Protecting Our Infrastructure Against Natural and Man-Made Hazards
Event Details:
The dependence on the physical infrastructure of roads, bridges, dams, water supply pipelines/aqueducts, ports and harbors, etc., is an integral part of our day-to-day life and so ingrained in our culture that we are mostly unaware of its existence as long as functionality is provided. The aging of our structures, natural hazards such as earthquakes, floods, and fires, as well as man-made disasters such as terrorist attacks and accidents, threaten the functionality of our physical infrastructure and extraordinary expenditures are required to just maintain the status quo. While advances will come in the form of new materials, new structural design and rehabilitation concepts and systems, the major breakthrough will come from a cyberinfrastructure coupled with our physical infrastructure, consisting of distributed multi-use sensor nets, wireless and high speed networks, fully searchable data bases, and modeling/performance simulations which provide the user with on-line infrastructure management tools.

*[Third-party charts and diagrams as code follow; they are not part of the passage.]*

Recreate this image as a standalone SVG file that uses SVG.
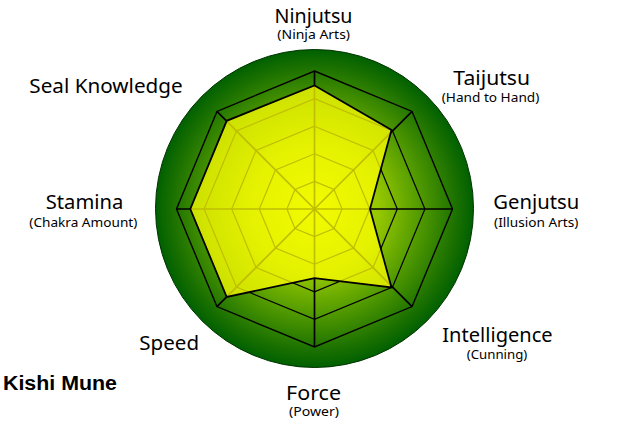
<svg xmlns="http://www.w3.org/2000/svg" width="634" height="424" viewBox="0 0 634 424">
<defs>
<radialGradient id="bg" cx="314.5" cy="208.5" r="159" gradientUnits="userSpaceOnUse">
<stop offset="0" stop-color="#ccee00"/>
<stop offset="0.4" stop-color="#96c800"/>
<stop offset="0.63" stop-color="#5aa000"/>
<stop offset="0.88" stop-color="#1e7300"/>
<stop offset="1" stop-color="#006000"/>
</radialGradient>
<style>
.grid{fill:none;stroke:#000;stroke-width:1.2;stroke-linejoin:miter}
.outer{fill:none;stroke:#000;stroke-width:1.4}
.axis{stroke:#000;stroke-width:1.7}
.data{fill:#ffff00;fill-opacity:0.75;stroke:#000;stroke-width:1.8;stroke-linejoin:miter}
.t{font-family:"Noto Sans","DejaVu Sans",sans-serif;font-size:20px;fill:#000;text-anchor:middle}
.s{font-family:"Noto Sans","DejaVu Sans",sans-serif;font-size:13px;fill:#000;text-anchor:middle}
.name{font-family:"Liberation Sans",Arial,sans-serif;font-size:20px;font-weight:bold;fill:#000}
</style>
</defs>
<rect width="634" height="424" fill="#fff"/>
<g id="background">
<circle cx="314.5" cy="208.5" r="159" fill="url(#bg)" stroke="#003300" stroke-width="1"/>
</g>
<g id="grid">
<polygon class="grid" points="314.5,181.4 334.02,189.48 342.1,209 334.02,228.52 314.5,236.6 294.98,228.52 286.9,209 294.98,189.48"/>
<polygon class="grid" points="314.5,153.8 353.53,169.97 369.7,209 353.53,248.03 314.5,264.2 275.47,248.03 259.3,209 275.47,169.97"/>
<polygon class="grid" points="314.5,126.2 373.05,150.45 397.3,209 373.05,267.55 314.5,291.8 255.95,267.55 231.7,209 255.95,150.45"/>
<polygon class="grid" points="314.5,98.6 392.56,130.94 424.9,209 392.56,287.06 314.5,319.4 236.44,287.06 204.1,209 236.44,130.94"/>
<polygon class="outer" points="314.5,71 412.08,111.42 452.5,209 412.08,306.58 314.5,347 216.92,306.58 176.5,209 216.92,111.42"/>
</g>
<g id="connectors">
<line class="axis" x1="314.5" y1="209" x2="314.5" y2="71"/>
<line class="axis" x1="314.5" y1="209" x2="412.08" y2="111.42"/>
<line class="axis" x1="314.5" y1="209" x2="452.5" y2="209"/>
<line class="axis" x1="314.5" y1="209" x2="412.08" y2="306.58"/>
<line class="axis" x1="314.5" y1="209" x2="314.5" y2="347"/>
<line class="axis" x1="314.5" y1="209" x2="216.92" y2="306.58"/>
<line class="axis" x1="314.5" y1="209" x2="176.5" y2="209"/>
<line class="axis" x1="314.5" y1="209" x2="216.92" y2="111.42"/>
</g>
<g id="data">
<polygon class="data" points="314.5,85.5 391.5,130 370,209 391.5,287.5 314.5,278.2 226.7,297 190.3,209 226.7,120.8"/>
</g>
<g id="label-ninjutsu"><text class="t" x="313.5" y="22.5" textLength="78" lengthAdjust="spacingAndGlyphs">Ninjutsu</text><text class="s" x="313.7" y="39" textLength="72.7" lengthAdjust="spacingAndGlyphs">(Ninja Arts)</text></g>
<g id="label-taijutsu"><text class="t" x="491.7" y="85" textLength="76.7" lengthAdjust="spacingAndGlyphs">Taijutsu</text><text class="s" x="490.5" y="102" textLength="97.6" lengthAdjust="spacingAndGlyphs">(Hand to Hand)</text></g>
<g id="label-genjutsu"><text class="t" x="536.3" y="209" textLength="86" lengthAdjust="spacingAndGlyphs">Genjutsu</text><text class="s" x="536.2" y="226.5" textLength="84.3" lengthAdjust="spacingAndGlyphs">(Illusion Arts)</text></g>
<g id="label-intelligence"><text class="t" x="497.5" y="341.7" textLength="110.4" lengthAdjust="spacingAndGlyphs">Intelligence</text><text class="s" x="497" y="358.5" textLength="60.6" lengthAdjust="spacingAndGlyphs">(Cunning)</text></g>
<g id="label-force"><text class="t" x="313.5" y="400" textLength="55" lengthAdjust="spacingAndGlyphs">Force</text><text class="s" x="314" y="415.5" textLength="50" lengthAdjust="spacingAndGlyphs">(Power)</text></g>
<g id="label-speed"><text class="t" x="169.2" y="350" textLength="59.7" lengthAdjust="spacingAndGlyphs">Speed</text></g>
<g id="label-stamina"><text class="t" x="84.5" y="209" textLength="77.6" lengthAdjust="spacingAndGlyphs">Stamina</text><text class="s" x="83.3" y="226.5" textLength="108" lengthAdjust="spacingAndGlyphs">(Chakra Amount)</text></g>
<g id="label-seal"><text class="t" x="106" y="93" textLength="153.4" lengthAdjust="spacingAndGlyphs">Seal Knowledge</text></g>
<g id="label-name"><text class="name" x="3" y="390" textLength="114" lengthAdjust="spacingAndGlyphs">Kishi Mune</text></g>
</svg>
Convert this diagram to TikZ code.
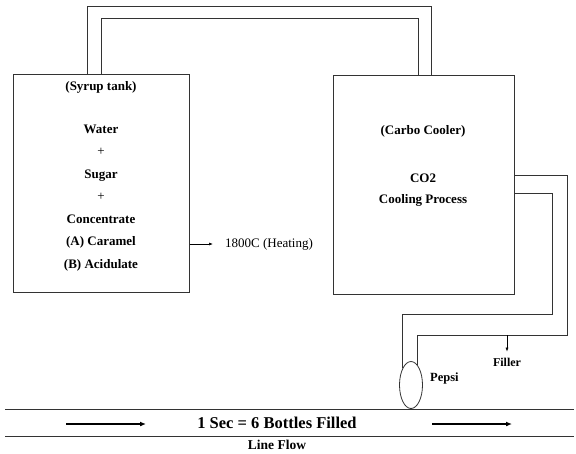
\documentclass[tikz,border=0pt]{standalone}
\usepackage{fontspec}
\setmainfont{Liberation Serif}
\usetikzlibrary{shapes.geometric, arrows.meta, positioning}

\begin{document}
\begin{tikzpicture}[x=1pt, y=-1pt,
    tank/.style={draw=black!80, line width=0.8pt, minimum width=176pt, minimum height=218pt, anchor=north west, inner sep=0pt},
    pipe/.style={draw=black!80, line width=0.8pt},
    label/.style={font=\bfseries\fontsize{13}{15}\selectfont, inner sep=0pt},
    flow/.style={-{Latex[length=6pt, width=5pt]}, line width=1.6pt},
    tip/.style={-{Latex[length=4pt, width=3pt]}, line width=0.6pt}
]
\useasboundingbox (0,0) rectangle (576,453);
% tanks
\node[tank] (syrup) at (13,74) {};
\node[tank, minimum width=181pt, minimum height=219pt] (cooler) at (333,75) {};
\node[label] (syruplbl) at (101,87) {(Syrup tank)};
\node[label, align=center, font=\bfseries\fontsize{13}{22.5}\selectfont] (mix) at (101,198)
    {Water\\{\mdseries +}\\Sugar\\{\mdseries +}\\Concentrate\\(A) Caramel\\(B) Acidulate};
\node[label] (coolerlbl) at (423,131) {(Carbo Cooler)};
\node[label] (co2) at (423,178) {CO2};
\node[label] (cooling) at (423,200) {Cooling Process};
% heating
\node[label, font=\fontsize{13}{15}\selectfont, anchor=west] (heat) at (225,244) {1800C (Heating)};
\draw[tip, shorten >=12pt] (syrup.east |- heat) -- (heat.west);
% top pipes
\coordinate (outerL) at (87,6);
\coordinate (outerR) at (431,6);
\coordinate (innerL) at (101,18);
\coordinate (innerR) at (418,18);
\draw[pipe] (syrup.north -| outerL) -- (outerL) -- (outerR) -- (cooler.north -| outerR);
\draw[pipe] (syrup.north -| innerL) -- (innerL) -- (innerR) -- (cooler.north -| innerR);
% pipes to the filler
\node[ellipse, draw=black!80, line width=0.8pt, minimum width=23pt, minimum height=47pt, inner sep=0pt] (pepsi) at (411,385) {};
\node[label, font=\bfseries\fontsize{12.5}{14}\selectfont, anchor=west] (pepsilbl) at (430,378) {Pepsi};
\coordinate (outA) at (567,175);
\coordinate (outB) at (567,335);
\coordinate (inA) at (552,193);
\coordinate (inB) at (552,314);
\draw[pipe] (cooler.east |- outA) -- (outA) -- (outB) -| (pepsi.73);
\draw[pipe] (cooler.east |- inA) -- (inA) -- (inB) -| (pepsi.115);
\node[label, font=\bfseries\fontsize{12}{14}\selectfont] (filler) at (507,362) {Filler};
\draw[tip] (filler.north |- outB) -- ([yshift=6pt]filler.north);
% line flow
\coordinate (beltL) at (5,409);
\coordinate (beltR) at (574,409);
\coordinate (baseL) at (5,436);
\coordinate (baseR) at (574,436);
\draw[pipe] (beltL) -- (beltR);
\draw[pipe] (baseL) -- (baseR);
\node[label, font=\bfseries\fontsize{16.5}{18}\selectfont] (rate) at (277,423) {1 Sec = 6 Bottles Filled};
\coordinate (flowA) at (66,424);
\coordinate (flowB) at (432,424);
\draw[flow] (flowA) -- ++(80,0);
\draw[flow] (flowB) -- ++(80,0);
\node[label, font=\bfseries\fontsize{13.5}{16}\selectfont] (lineflow) at (277,445) {Line Flow};
\end{tikzpicture}
\end{document}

From a structural engineering perspective, natural and man-made hazards, e.g. earthquakes and bomb blasts, can cause local structural damage, and in the absence of redundancy, progressive structural collapse. Research has shown that seismic design and retrofit concepts, e.g. confinement in columns, can go a long way to also harden structures against air blast loadings, and redundancy in a structural system can prevent progressive structural collapse for either load case. Thus, modern structural design needs to incorporate a multi-hazard risk assessment and hazard mitigation strategy based on a comprehensive performance assessment of the entire structural system’s response to all critical loads. To accomplish this, validated models and simulations of the performance of complex systems need to be developed, fully database-assisted to assess the most likely consequences of structural performance/non-performance. Validation of these simulation tools, in turn, requires large or full-scale structural testing that is representative of actual damage patterns and failure modes, as well as realistic loading patterns and rates.
Frieder Seible is the Dean of the Jacobs School of Engineering at the University of California, San Diego, and oversees strategic planning and operations, School-wide research and educations initiatives, academic affairs, and UCSD-wide cooperative programs. He is a member of the National Academy of Engineering and is the Walter J. Zable Professor of Engineering and the Eric and Johanna Reissner Chair in Applied Mechanics and Structural Engineering. Seible is the chair of the California Department of Transportation Seismic Advisory Board, and has served on or led national and international committees on bridge design and retrofit for earthquake safety. He serves as a structural engineering consultant on many of the world's long-span bridges. Seible has published more than 500 papers and technical reports, mainly related to seismic design of bridges and buildings as well as blast resistent design of critical structures.
He received a Dpl. Ing. from the University of Stuttgart, a M.Sc. from the University of Calgary, and a Ph.D. from the University of California, Berkeley, all in civil engineering. Seible joined UCSD in 1983, and served as founding chair of the Department of Structural Engineerng from 1995 until 2001. He was appointed Dean of the Jacobs School in 2003.